Yes Bank’s Pan added that the light could once again be on the PLI schemes, via which the attempt would be to enable private investments to pick up. “The government could also be seen tinkering with the import duty structure so as to continue with its endeavour of protecting the domestic industry as a champion of the Atmanirbhar Bharat strategy,” he said.

Tax, tax and tax—

India’s income taxpayers are also putting high hopes on the government to announce some tax-related relief or change in income tax slabs. Presently, the maximum slab of income which is not chargeable to income tax is Rs 2.5 lakh. For persons who are between 60 to 80 years, the exemption limit is Rs 3 lakh and Rs 5 lakh is for citizens above 80 years.

“We have been demanding for raising the exemption limit for personal income tax to Rs 5 lakh from the existing 2.5 lakhs. It is based on the premise that it would leave more money in the hands of middle-class consumers. Thus, there would be a demand push for economic growth,” said Deepak Sood, Secretary General, Assocham.

Sood added that government should increase the exemption limit for income tax to at least Rs 5 lakh so that more disposable income is left in the hands of consumers and the economy gets a consumption boost and further leg-up in the recovery.
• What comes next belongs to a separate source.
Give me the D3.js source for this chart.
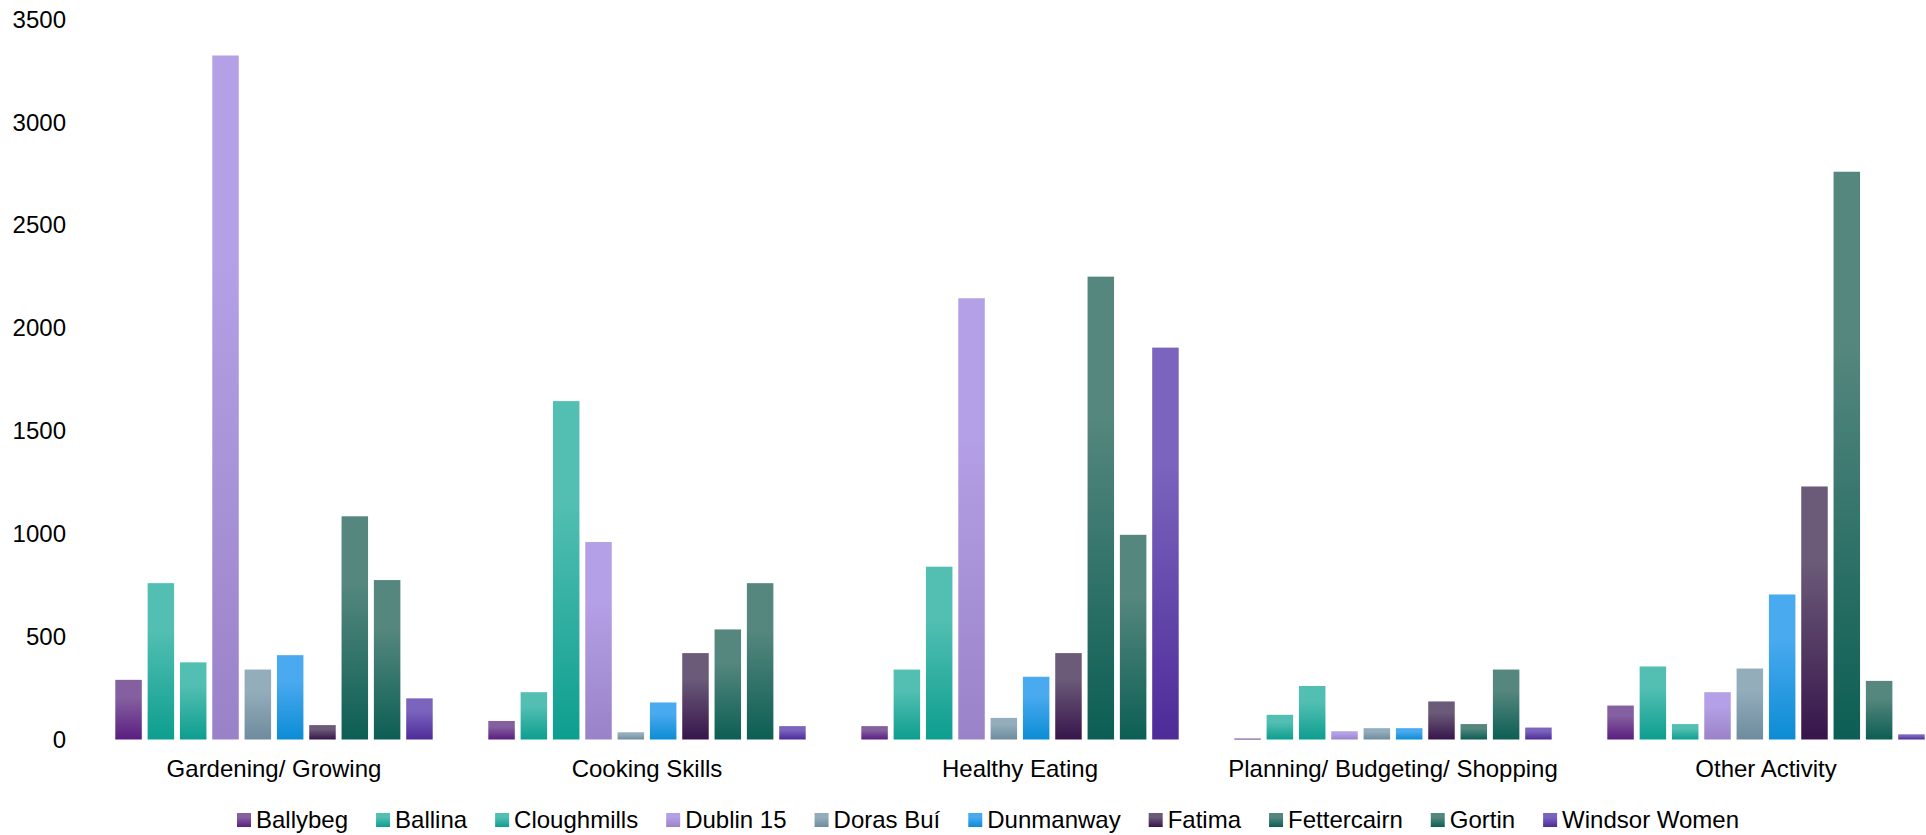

Saket Dalmia, President, PHD Chamber said, "A uniform capital gain taxation is also something that is much needed and needs to be addressed. With different asset classes available to invest in India, every asset class has a different capital gain structure, which often makes it difficult for taxpayers to assess their tax liability on the capital gains incurred."

Interestingly, Meghnad Desai, Chairman, Meghnad Desai Academy of Economics (MDAE) and Professor Emeritus, London School of Economics said that budgets are strange exercises. We pretend that once a year, the finance minister presents accounts of the previous year and makes promises of the taxes and expenditures for the coming year. 
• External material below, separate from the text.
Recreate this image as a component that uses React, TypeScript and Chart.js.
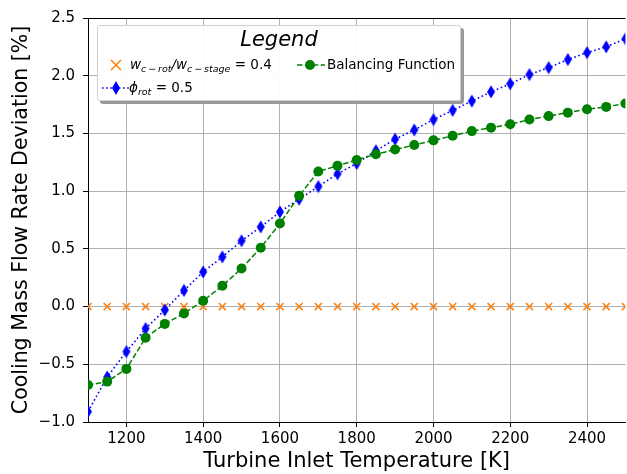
import React, { useEffect, useRef } from "react";
import { Chart, registerables } from "chart.js";

Chart.register(...registerables);

const temperatures = [1100, 1150, 1200, 1250, 1300, 1350, 1400, 1450, 1500, 1550, 1600, 1650, 1700, 1750, 1800, 1850, 1900, 1950, 2000, 2050, 2100, 2150, 2200, 2250, 2300, 2350, 2400, 2450, 2500];
const ratioSeries = [0, 0, 0, 0, 0, 0, 0, 0, 0, 0, 0, 0, 0, 0, 0, 0, 0, 0, 0, 0, 0, 0, 0, 0, 0, 0, 0, 0, 0];
const phiSeries = [-0.91, -0.61, -0.39, -0.19, -0.03, 0.14, 0.30, 0.43, 0.57, 0.69, 0.82, 0.93, 1.04, 1.15, 1.24, 1.35, 1.45, 1.53, 1.62, 1.70, 1.78, 1.86, 1.93, 2.01, 2.07, 2.14, 2.20, 2.25, 2.32];
const balancingSeries = [-0.68, -0.65, -0.54, -0.27, -0.15, -0.06, 0.05, 0.18, 0.33, 0.51, 0.72, 0.96, 1.17, 1.22, 1.27, 1.32, 1.36, 1.40, 1.44, 1.48, 1.52, 1.55, 1.58, 1.62, 1.65, 1.68, 1.71, 1.73, 1.76];
const xTicks = [1200, 1400, 1600, 1800, 2000, 2200, 2400];
const yTicks = [-1.0, -0.5, 0.0, 0.5, 1.0, 1.5, 2.0, 2.5];

const FONT = "'DejaVu Sans', sans-serif";

function makeDiamond(): HTMLCanvasElement {
  const c = document.createElement("canvas");
  c.width = 10;
  c.height = 14;
  const ctx = c.getContext("2d")!;
  ctx.fillStyle = "#0000ff";
  ctx.beginPath();
  ctx.moveTo(5, 0.5);
  ctx.lineTo(9, 7);
  ctx.lineTo(5, 13.5);
  ctx.lineTo(1, 7);
  ctx.closePath();
  ctx.fill();
  return c;
}

const topSpine = {
  id: "topSpine",
  afterDraw(chart: any) {
    const { ctx, chartArea } = chart;
    ctx.save();
    ctx.strokeStyle = "#000";
    ctx.lineWidth = 1;
    ctx.beginPath();
    ctx.moveTo(chartArea.left, chartArea.top + 0.5);
    ctx.lineTo(chartArea.right, chartArea.top + 0.5);
    ctx.stroke();
    ctx.restore();
  },
};

export default function App() {
  const ref = useRef<HTMLCanvasElement>(null);
  useEffect(() => {
    const diamond = makeDiamond();
    const chart = new Chart(ref.current!, {
      type: "line",
      data: {
        datasets: [
          {
            label: "ratio",
            data: temperatures.map((t, i) => ({ x: t, y: ratioSeries[i] })),
            showLine: false,
            pointStyle: "crossRot",
            pointRadius: 5,
            pointBorderWidth: 1.5,
            borderColor: "#ff7f0e",
            backgroundColor: "#ff7f0e",
            clip: 0,
            order: 3,
          },
          {
            label: "phi",
            data: temperatures.map((t, i) => ({ x: t, y: phiSeries[i] })),
            borderColor: "#0000ff",
            backgroundColor: "#0000ff",
            borderWidth: 1.6,
            borderDash: [1.6, 2.6],
            pointStyle: diamond as any,
            pointRadius: 5,
            clip: 0,
            order: 2,
          },
          {
            label: "Balancing Function",
            data: temperatures.map((t, i) => ({ x: t, y: balancingSeries[i] })),
            borderColor: "#008000",
            backgroundColor: "#008000",
            borderWidth: 1.5,
            borderDash: [5.5, 2.4],
            pointStyle: "circle",
            pointRadius: 5,
            pointBorderWidth: 0,
            clip: 0,
            order: 1,
          },
        ],
      },
      options: {
        responsive: false,
        animation: false,
        layout: { padding: { top: 18, right: 4, left: 0, bottom: 0 } },
        plugins: { legend: { display: false }, tooltip: { enabled: false } },
        scales: {
          x: {
            type: "linear",
            min: 1100,
            max: 2500,
            afterBuildTicks: (s: any) => {
              s.ticks = xTicks.map((v) => ({ value: v }));
            },
            afterFit: (s: any) => {
              s.height = 52;
            },
            grid: { color: "#b0b0b0", lineWidth: 1, tickColor: "#000", tickLength: 5 },
            border: { color: "#000", width: 1 },
            ticks: {
              color: "#000",
              font: { family: FONT, size: 15 },
              padding: 3,
              maxRotation: 0,
              callback: (v: any) => String(v),
            },
            title: { display: true, text: "Turbine Inlet Temperature [K]", color: "#000", font: { family: FONT, size: 21 }, padding: { top: 0, bottom: 0 } },
          },
          y: {
            type: "linear",
            min: -1.0,
            max: 2.5,
            afterBuildTicks: (s: any) => {
              s.ticks = yTicks.map((v) => ({ value: v }));
            },
            afterFit: (s: any) => {
              s.width = 88;
            },
            grid: { color: "#b0b0b0", lineWidth: 1, tickColor: "#000", tickLength: 5 },
            border: { color: "#000", width: 1 },
            ticks: {
              color: "#000",
              font: { family: FONT, size: 15 },
              padding: 8,
              callback: (v: any) => {
                const n = Number(v);
                const s = Math.abs(n).toFixed(1);
                return n < 0 ? "\u2212" + s : s;
              },
            },
            title: { display: true, text: "Cooling Mass Flow Rate Deviation [%]", color: "#000", font: { family: FONT, size: 20.5 }, padding: { top: 9, bottom: 0 } },
          },
        },
      },
      plugins: [topSpine],
    });
    return () => chart.destroy();
  }, []);

  const txt: React.CSSProperties = { fontFamily: FONT, fontSize: 13.5, color: "#000", whiteSpace: "nowrap" };
  const sub: React.CSSProperties = { fontSize: 9.5, fontStyle: "italic", verticalAlign: "-3px" };

  return (
    <div style={{ position: "fixed", left: 0, top: 0, width: 627, height: 474, overflow: "hidden", background: "#fff" }}>
      <canvas ref={ref} width={632} height={474} style={{ width: 632, height: 474, display: "block" }} />
      <div
        style={{
          position: "absolute",
          left: 97,
          top: 25,
          width: 362,
          height: 74,
          background: "rgba(255,255,255,0.95)",
          border: "1px solid #d0d0d0",
          borderRadius: 3,
          boxShadow: "3px 3px 0 #999",
        }}
      >
        <div style={{ position: "absolute", left: 0, right: 0, top: 1, textAlign: "center", fontFamily: FONT, fontStyle: "italic", fontSize: 21 }}>Legend</div>
        <svg style={{ position: "absolute", left: 10, top: 32 }} width={16} height={14}>
          <path d="M3,2 L13,12 M13,2 L3,12" stroke="#ff7f0e" strokeWidth={1.5} />
        </svg>
        <div style={{ ...txt, position: "absolute", left: 32, top: 30 }}>
          <i>w</i>
          <span style={sub}>c{"\u2009−\u2009"}rot</span>
          <i>/w</i>
          <span style={sub}>c{"\u2009−\u2009"}stage</span> = 0.4
        </div>
        <svg style={{ position: "absolute", left: 199, top: 32 }} width={28} height={14}>
          <line x1={0} y1={7} x2={28} y2={7} stroke="#008000" strokeWidth={1.5} strokeDasharray="5.5 2.4" />
          <circle cx={13} cy={7} r={5} fill="#008000" />
        </svg>
        <div style={{ ...txt, position: "absolute", left: 229, top: 30 }}>Balancing Function</div>
        <svg style={{ position: "absolute", left: 4, top: 54 }} width={28} height={16}>
          <line x1={0} y1={8} x2={28} y2={8} stroke="#0000ff" strokeWidth={1.6} strokeDasharray="1.6 2.6" />
          <path d="M14,1 L18,8 L14,15 L10,8 Z" fill="#0000ff" />
        </svg>
        <div style={{ ...txt, position: "absolute", left: 31, top: 53 }}>
          <i>ϕ</i>
          <span style={sub}>rot</span> = 0.5
        </div>
      </div>
    </div>
  );
}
"Then we pretend that if at this late stage, we express our wishes or make our demands, they would be included in the Budget. The demands are the usual ones (for the middle classes at least) of cuts in income tax. Other sections hope for generous benefits," he added. 

Experts also noted that the Modi government should lay emphasis on sustainable growth in demand, which will require efforts to create jobs and increase income generation opportunities. India is a domestic demand-driven economy, and so far, recovery in consumer spending has not been sustainable. The move will put more money in consumers’ wallets.

“Along with consumption, the other path to sustainable growth would be further promoting investment. In this direction, a 15 per cent corporate tax rate for new investments in manufacturing can be extended to all sectors, including services,” Sood stated.

On the other side, regarding indirect taxes, the PHD Chamber also suggested that goods and services tax (GST) needs continuous improvisation and broad policy changes from time to time to provide an overall objective of ease of business to the trade and industry. 

“Certain highlighted suggestions are rationalisation of multiple GST rates into two to three-tier GST rates, decriminalisation of offences in GST law by increasing the threshold from Rs 5 crore to Rs 20 crore and should be prosecuted on the basis of fraud intent only,” the industry body added.

The good and bad—

Pan believes that the good part of this year’s budget is that some of the committed expenditures– such as the free food programme are being withdrawn. Fertiliser subsidies are also unlikely to bulge as in FY23, given the relative softness in the global crude oil prices. Thus, there could be some room created for the budget-making exercise as these expenditures are vacated.

However, it is interesting to note that the nominal GDP growth will be much lower in the next FY compared to this FY. The implication of this will be on tax collections. Notably, the biggest advantage for the tax collections in FY23 has been the much higher nominal GDP growth than what was accepted within the budget-making exercise. 

“This enabled the government to seamlessly absorb the higher committed expenditures for FY23. Nominal GDP growth for FY24 is being estimated by us at around 11 per cent, but there could be downsides if the inflation cools off faster than expected,” stated Pan.

The challenge—

The year 2022 witnessed the highest global inflation in 50 years and the most aggressive monetary policy tightening cycle in nearly 40 years. Global inflation is past its peak now but remains elevated. Thus monetary conditions are likely to tighten further and remain tight through 2023. 

Although, India's consumer price index inflation for November decreased to an 11-month low of 5.88 per cent from 6.77 per cent in October, according to the data released by the Ministry of Statistics and Programme Implementation (MoSPI).

"India is not an island— it needs to export and it needs global fund flows to finance its development needs. Surely, the reflection of the stronger global headwinds has been in the weaker growth in exports," said Pan. 

However, if experts are to be believed, the worst of the external sector headwinds are also possibly behind us, given that global oil prices and other commodity prices have moderated. As domestic growth slows, the non-oil non-gold imports will come lower.

Desai also suggested that India should create an independent body such as the Office of Budget Responsibility in the UK. The Finance Commission could be made a standing Commission in this regard as it has independent Constitutional status. Such a Commission can scrutinise the budget independently. "The problem of unfunded pensions which had been discussed for a while now can only be clarified by such a body," he stated. 

Meanwhile, Mahesh Jaising, Partner, Deloitte India said, "The Union Budget FY2023 is the last full budget of the current government before the general elections in May 2024. It is expected to cover important issues affecting the economy, particularly employment opportunities, talent upskilling, the rising cost of living, and income brackets."